§ **WRITTEN INSTRUCTION**:
Where a line holds the string "code", return that line.

□ □ □

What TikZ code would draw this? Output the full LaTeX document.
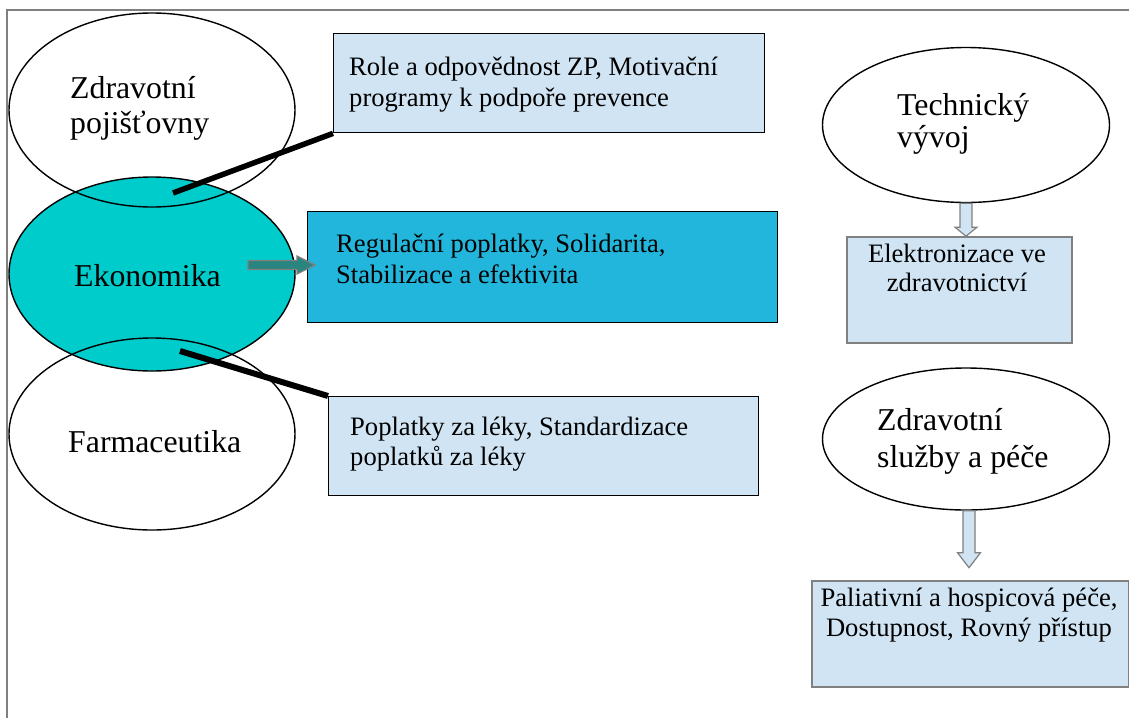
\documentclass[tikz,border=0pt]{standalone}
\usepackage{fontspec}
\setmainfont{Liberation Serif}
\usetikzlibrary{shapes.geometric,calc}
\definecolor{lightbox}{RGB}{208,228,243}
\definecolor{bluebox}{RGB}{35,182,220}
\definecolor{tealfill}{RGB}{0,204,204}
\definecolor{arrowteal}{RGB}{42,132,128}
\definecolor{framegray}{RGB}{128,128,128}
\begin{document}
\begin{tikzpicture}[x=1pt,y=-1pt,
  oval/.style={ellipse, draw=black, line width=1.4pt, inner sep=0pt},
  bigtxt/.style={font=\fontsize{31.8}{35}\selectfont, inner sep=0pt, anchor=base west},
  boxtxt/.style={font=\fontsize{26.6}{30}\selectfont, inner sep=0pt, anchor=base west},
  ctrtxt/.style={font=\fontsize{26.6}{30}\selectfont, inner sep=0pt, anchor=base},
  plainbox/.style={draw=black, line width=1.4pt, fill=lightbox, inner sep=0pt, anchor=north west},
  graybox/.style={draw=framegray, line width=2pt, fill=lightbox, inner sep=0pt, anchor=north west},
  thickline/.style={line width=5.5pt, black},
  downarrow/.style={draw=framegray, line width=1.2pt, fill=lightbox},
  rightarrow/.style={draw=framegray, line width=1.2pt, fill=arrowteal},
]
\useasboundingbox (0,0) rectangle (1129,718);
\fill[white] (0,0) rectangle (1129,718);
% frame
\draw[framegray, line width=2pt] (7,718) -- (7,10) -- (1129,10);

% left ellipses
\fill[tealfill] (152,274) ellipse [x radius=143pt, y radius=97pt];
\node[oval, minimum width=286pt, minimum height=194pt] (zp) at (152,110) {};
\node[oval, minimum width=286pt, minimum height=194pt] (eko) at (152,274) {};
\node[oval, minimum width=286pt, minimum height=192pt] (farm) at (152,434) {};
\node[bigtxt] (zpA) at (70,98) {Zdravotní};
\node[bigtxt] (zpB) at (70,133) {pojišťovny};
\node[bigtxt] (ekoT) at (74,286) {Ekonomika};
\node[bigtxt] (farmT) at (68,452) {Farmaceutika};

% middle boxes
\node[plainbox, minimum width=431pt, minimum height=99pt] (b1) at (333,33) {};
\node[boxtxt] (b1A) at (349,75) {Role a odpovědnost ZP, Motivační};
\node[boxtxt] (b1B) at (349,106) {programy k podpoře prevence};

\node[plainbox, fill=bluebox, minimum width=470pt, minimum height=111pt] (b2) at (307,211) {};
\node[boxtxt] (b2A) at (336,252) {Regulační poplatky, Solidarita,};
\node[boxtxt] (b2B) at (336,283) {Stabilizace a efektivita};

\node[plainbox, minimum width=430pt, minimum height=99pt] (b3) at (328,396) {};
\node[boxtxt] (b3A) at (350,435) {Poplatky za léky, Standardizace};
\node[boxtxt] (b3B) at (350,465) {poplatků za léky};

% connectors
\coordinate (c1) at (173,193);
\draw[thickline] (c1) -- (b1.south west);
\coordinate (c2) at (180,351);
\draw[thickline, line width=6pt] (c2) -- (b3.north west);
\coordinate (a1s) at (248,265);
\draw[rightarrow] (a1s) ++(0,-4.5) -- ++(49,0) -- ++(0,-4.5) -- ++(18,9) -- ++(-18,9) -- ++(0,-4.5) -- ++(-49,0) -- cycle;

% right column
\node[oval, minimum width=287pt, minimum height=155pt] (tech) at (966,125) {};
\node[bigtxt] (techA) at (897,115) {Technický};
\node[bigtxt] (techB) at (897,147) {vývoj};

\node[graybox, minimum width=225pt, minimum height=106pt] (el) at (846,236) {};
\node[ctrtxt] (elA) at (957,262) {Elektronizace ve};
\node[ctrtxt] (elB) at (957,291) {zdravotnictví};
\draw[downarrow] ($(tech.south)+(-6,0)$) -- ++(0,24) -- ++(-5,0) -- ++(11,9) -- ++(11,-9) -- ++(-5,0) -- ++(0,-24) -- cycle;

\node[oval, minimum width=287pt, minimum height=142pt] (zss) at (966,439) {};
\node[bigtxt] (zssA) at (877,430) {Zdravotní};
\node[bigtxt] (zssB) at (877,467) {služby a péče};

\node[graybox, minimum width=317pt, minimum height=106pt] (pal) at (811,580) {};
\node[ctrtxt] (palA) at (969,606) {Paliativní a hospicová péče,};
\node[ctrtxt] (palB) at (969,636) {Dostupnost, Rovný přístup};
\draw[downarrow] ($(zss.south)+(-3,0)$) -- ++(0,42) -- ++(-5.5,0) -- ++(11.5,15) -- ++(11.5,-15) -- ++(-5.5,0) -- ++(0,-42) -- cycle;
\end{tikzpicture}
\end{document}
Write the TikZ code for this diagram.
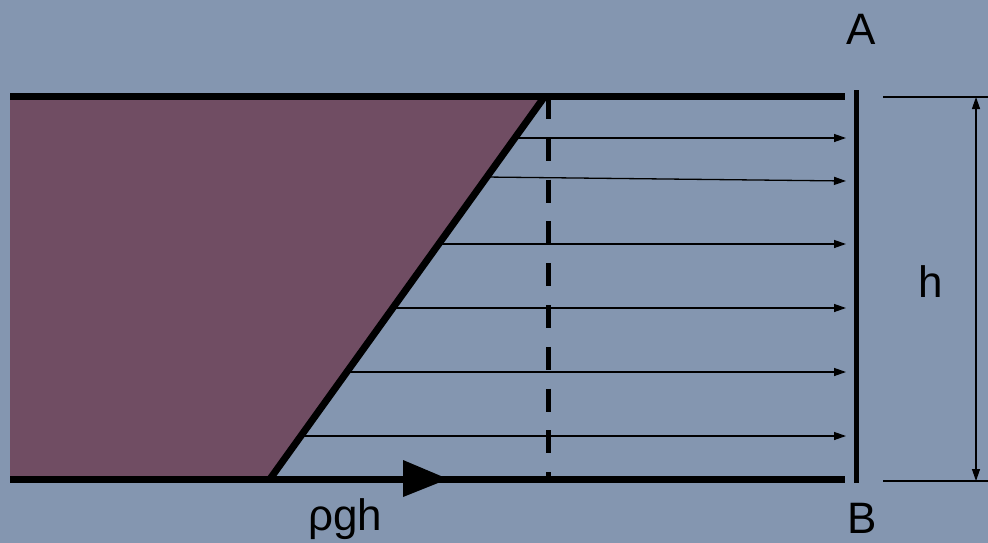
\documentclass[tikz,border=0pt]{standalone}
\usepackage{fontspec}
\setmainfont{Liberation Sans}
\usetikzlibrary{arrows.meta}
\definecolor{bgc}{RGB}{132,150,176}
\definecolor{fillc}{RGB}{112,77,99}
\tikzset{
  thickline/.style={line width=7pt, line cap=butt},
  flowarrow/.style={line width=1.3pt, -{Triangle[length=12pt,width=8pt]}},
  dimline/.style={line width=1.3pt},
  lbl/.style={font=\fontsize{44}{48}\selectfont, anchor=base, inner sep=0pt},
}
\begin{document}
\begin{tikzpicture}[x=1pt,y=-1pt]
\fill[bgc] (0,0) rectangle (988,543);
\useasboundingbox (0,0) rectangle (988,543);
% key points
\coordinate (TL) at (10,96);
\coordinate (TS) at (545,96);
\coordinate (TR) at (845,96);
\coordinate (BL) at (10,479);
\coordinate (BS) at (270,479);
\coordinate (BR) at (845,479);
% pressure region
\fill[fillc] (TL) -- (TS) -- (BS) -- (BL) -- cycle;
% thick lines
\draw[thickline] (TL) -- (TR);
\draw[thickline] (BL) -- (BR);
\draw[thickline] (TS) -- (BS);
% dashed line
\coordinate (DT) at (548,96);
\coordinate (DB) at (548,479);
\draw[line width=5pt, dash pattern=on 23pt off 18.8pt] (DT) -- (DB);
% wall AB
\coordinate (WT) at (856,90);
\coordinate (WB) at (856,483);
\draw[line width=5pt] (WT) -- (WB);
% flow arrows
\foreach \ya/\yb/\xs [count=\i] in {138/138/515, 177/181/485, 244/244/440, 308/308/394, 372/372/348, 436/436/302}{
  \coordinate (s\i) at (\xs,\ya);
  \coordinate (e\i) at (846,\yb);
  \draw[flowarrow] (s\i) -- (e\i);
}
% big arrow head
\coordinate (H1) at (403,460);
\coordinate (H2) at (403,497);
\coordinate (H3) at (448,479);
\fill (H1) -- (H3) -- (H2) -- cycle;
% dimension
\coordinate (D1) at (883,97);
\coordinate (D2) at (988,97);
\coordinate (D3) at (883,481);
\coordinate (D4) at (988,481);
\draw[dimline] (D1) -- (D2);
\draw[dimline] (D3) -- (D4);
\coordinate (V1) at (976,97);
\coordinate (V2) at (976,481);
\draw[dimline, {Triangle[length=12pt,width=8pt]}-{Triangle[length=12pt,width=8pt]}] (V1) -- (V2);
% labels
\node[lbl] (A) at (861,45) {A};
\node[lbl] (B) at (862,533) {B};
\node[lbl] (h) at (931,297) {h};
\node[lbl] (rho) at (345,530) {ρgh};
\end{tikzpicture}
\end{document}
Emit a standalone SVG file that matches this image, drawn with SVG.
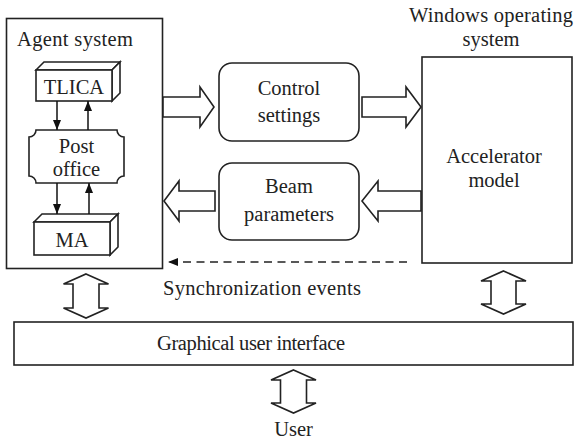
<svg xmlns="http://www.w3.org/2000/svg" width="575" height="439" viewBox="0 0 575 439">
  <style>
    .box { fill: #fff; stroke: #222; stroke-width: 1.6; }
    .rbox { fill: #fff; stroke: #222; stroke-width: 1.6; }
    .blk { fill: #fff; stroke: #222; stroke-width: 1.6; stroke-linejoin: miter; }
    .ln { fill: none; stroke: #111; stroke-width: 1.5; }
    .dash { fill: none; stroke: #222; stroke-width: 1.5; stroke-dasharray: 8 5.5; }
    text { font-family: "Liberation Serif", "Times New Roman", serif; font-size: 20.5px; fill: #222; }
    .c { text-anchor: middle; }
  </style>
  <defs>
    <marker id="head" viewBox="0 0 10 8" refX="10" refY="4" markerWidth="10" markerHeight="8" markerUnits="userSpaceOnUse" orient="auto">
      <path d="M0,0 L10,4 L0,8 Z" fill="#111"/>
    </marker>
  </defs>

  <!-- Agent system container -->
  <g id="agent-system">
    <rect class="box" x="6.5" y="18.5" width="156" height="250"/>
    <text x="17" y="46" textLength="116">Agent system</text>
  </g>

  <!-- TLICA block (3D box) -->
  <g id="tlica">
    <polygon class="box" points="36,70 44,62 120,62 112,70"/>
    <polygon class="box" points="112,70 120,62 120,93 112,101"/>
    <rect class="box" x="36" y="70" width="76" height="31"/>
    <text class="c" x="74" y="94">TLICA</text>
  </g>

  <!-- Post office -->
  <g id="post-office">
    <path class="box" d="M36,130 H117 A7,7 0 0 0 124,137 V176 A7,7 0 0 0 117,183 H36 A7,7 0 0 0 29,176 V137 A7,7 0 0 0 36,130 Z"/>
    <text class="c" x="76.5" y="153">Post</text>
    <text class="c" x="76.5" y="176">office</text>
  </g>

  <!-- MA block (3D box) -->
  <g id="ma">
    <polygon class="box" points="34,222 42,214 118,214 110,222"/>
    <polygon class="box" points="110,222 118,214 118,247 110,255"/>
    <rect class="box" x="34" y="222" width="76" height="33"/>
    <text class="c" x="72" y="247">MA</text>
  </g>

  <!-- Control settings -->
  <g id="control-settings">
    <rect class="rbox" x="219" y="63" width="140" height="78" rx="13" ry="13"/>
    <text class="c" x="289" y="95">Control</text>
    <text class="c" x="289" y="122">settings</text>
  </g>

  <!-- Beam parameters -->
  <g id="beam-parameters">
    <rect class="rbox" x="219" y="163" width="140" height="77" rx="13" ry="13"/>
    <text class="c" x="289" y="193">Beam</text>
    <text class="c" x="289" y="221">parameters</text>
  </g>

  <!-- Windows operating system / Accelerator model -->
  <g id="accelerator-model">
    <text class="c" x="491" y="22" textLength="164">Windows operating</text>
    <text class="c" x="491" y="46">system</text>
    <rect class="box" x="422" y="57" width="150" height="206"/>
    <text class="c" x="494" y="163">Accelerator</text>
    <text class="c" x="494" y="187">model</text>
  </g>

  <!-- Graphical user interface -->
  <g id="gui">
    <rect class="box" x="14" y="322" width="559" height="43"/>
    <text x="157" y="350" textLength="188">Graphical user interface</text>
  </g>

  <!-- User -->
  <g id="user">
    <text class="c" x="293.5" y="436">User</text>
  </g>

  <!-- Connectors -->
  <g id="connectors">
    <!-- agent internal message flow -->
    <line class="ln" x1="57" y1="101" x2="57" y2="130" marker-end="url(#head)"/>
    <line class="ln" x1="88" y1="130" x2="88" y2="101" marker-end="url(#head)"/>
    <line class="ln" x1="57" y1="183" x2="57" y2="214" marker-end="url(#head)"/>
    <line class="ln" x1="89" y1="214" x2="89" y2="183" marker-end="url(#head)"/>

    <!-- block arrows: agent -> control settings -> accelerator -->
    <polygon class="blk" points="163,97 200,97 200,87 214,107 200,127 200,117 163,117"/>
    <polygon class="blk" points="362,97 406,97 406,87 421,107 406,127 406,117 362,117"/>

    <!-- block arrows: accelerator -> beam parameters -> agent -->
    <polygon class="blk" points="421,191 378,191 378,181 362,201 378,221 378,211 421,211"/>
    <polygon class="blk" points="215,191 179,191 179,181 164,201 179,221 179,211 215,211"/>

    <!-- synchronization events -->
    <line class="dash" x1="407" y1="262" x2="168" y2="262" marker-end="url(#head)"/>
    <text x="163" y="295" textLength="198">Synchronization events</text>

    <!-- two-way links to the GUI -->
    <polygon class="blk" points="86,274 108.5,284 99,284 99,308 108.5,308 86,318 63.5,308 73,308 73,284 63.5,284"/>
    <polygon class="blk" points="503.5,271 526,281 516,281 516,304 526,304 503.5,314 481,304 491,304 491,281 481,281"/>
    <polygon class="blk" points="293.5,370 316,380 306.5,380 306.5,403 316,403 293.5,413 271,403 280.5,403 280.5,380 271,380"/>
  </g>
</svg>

□ □ □

§ **OUTPUT OF THE TASK**:
What TikZ code would draw this? Output the full LaTeX document.
Write the TikZ code for this diagram.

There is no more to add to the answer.